Simon Beauvallet was born in 1386, the illegitimate son of Geoffrey of Malvallet. After his mother's death in 1400, he and his half-brother, the legitimate son and heir of his father, became great friends of the Prince, fighting against France.
Known for his silence and nicknamed "the Coldheart," Simon nonetheless loved children and had a complex and deep personality. After the Battle of Agincourt in 1415, he was sent to besiege Belremy, where he met the lady, Margaret, who eventually surrendered to the English and became his bride.

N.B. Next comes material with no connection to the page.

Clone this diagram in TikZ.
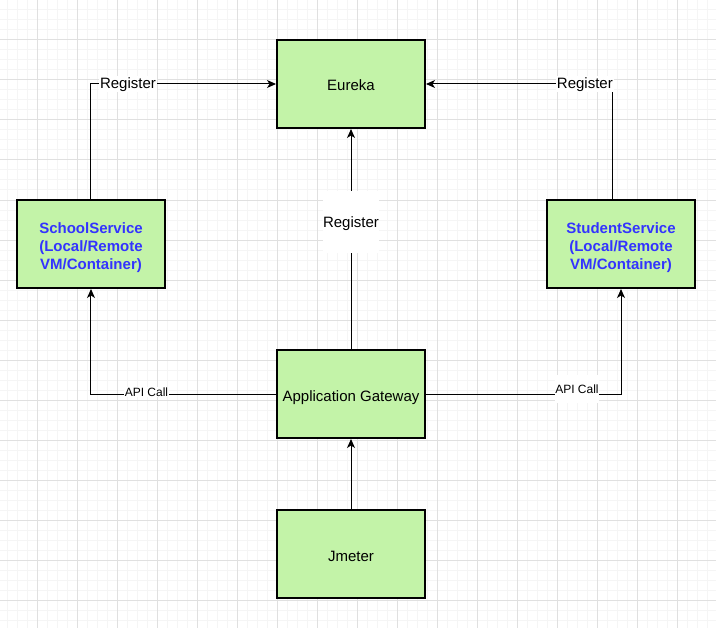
\documentclass[tikz,border=0pt]{standalone}
\usepackage{fontspec}
\setmainfont{Liberation Sans}
\usetikzlibrary{positioning,arrows.meta}
\definecolor{boxgreen}{RGB}{195,243,168}
\definecolor{svcblue}{RGB}{51,51,255}
\definecolor{gridmajor}{RGB}{224,224,224}
\definecolor{gridminor}{RGB}{245,245,245}

\begin{document}
\begin{tikzpicture}[
                    x=1bp, y=-1bp,
                    every node/.style={font=\fontsize{15bp}{18bp}\selectfont},
                    box/.style={
                        rectangle,
                        draw,
                        line width=2bp,
                        fill=boxgreen,
                        minimum width=148bp,
                        minimum height=88bp,
                        align=center,
                        text height=14bp,
                        text depth=0bp
                    },
                    svc/.style={box, text=svcblue, text height=54bp, text depth=3bp, font=\fontsize{15bp}{18bp}\selectfont\bfseries},
                    link/.style={draw, line width=1bp, -{Stealth[length=9bp,width=8bp,inset=2.5bp]}},
                    lbl/.style={fill=white, inner sep=1bp, text height=12bp, text depth=2bp},
                    calllbl/.style={fill=white, inner sep=0.5bp, font=\fontsize{12bp}{14bp}\selectfont}
                ]

                    % Page and grid
                    \fill[white] (0,0) rectangle (716,628);
                    \useasboundingbox (0,0) rectangle (716,628);
                    \foreach \gx in {7,17,...,707} \draw[gridminor, line width=1bp] (\gx,0) -- (\gx,628);
                    \foreach \gy in {0,10,...,620} \draw[gridminor, line width=1bp] (0,\gy) -- (716,\gy);
                    \foreach \gx in {37,77,...,677} \draw[gridmajor, line width=1bp] (\gx,0) -- (\gx,628);
                    \foreach \gy in {40,80,...,600} \draw[gridmajor, line width=1bp] (0,\gy) -- (716,\gy);

                    \node[box] (eureka) at (351,84) {Eureka};
                    \node[box] (gateway) [below=220bp of eureka] {Application Gateway};
                    \node[box] (jmeter) [below=70bp of gateway] {Jmeter};
                    \node[svc] (school) [above left=60bp and 110bp of gateway] {SchoolService\\(Local/Remote\\VM/Container)};
                    \node[svc] (student) [above right=60bp and 120bp of gateway] {StudentService\\(Local/Remote\\VM/Container)};

                    % Edges
                    \draw[link] (school.north) |- node[lbl, pos=0.6] {Register} (eureka.west);
                    \draw[link] ([xshift=-9bp]student.north) |- node[lbl, pos=0.573] {Register} (eureka.east);
                    \draw[link] (gateway.north) -- node[lbl, pos=0.577, inner xsep=0pt, minimum height=62bp] {Register} (eureka.south);
                    \draw[link] (gateway.west) -| node[calllbl, pos=0.35, yshift=2bp] {API Call} (school.south);
                    \draw[link] (gateway.east) -| node[calllbl, pos=0.387, yshift=5bp, minimum height=28bp] {API Call} (student.south);
                    \draw[link] (jmeter) -- (gateway);
                \end{tikzpicture}
\end{document}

"She makes the knightly days live again." —Boston Evening Transcript
"An outstanding storyteller." —The Times Literary Supplement
Georgette Heyer's novels have charmed and delighted millions of readers for decades. English Heritage has awarded Georgette Heyer one of their prestigious Blue Plaques, designating her Wimbledon home as the residence of an important figure in British history. She was born in Wimbledon in August 1902. She wrote her first novel, The Black Moth, at the age of seventeen to amuse her convalescent brother; it was published in 1921 and became an instant success. Heyer published 56 books over the next 53 years, until her death from lung cancer in 1974. Her last book, My Lord John, was published posthumously in 1975. A very private woman, she rarely reached out to the public to discuss her works or personal life. Her work included Regency romances, mysteries and historical fiction. Known as the Queen of Regency romance, Heyer was legendary for her research, historical accuracy and her extraordinary plots and characterizations. She was married to George Ronald Rougier, a barrister, and they had one son, Richard.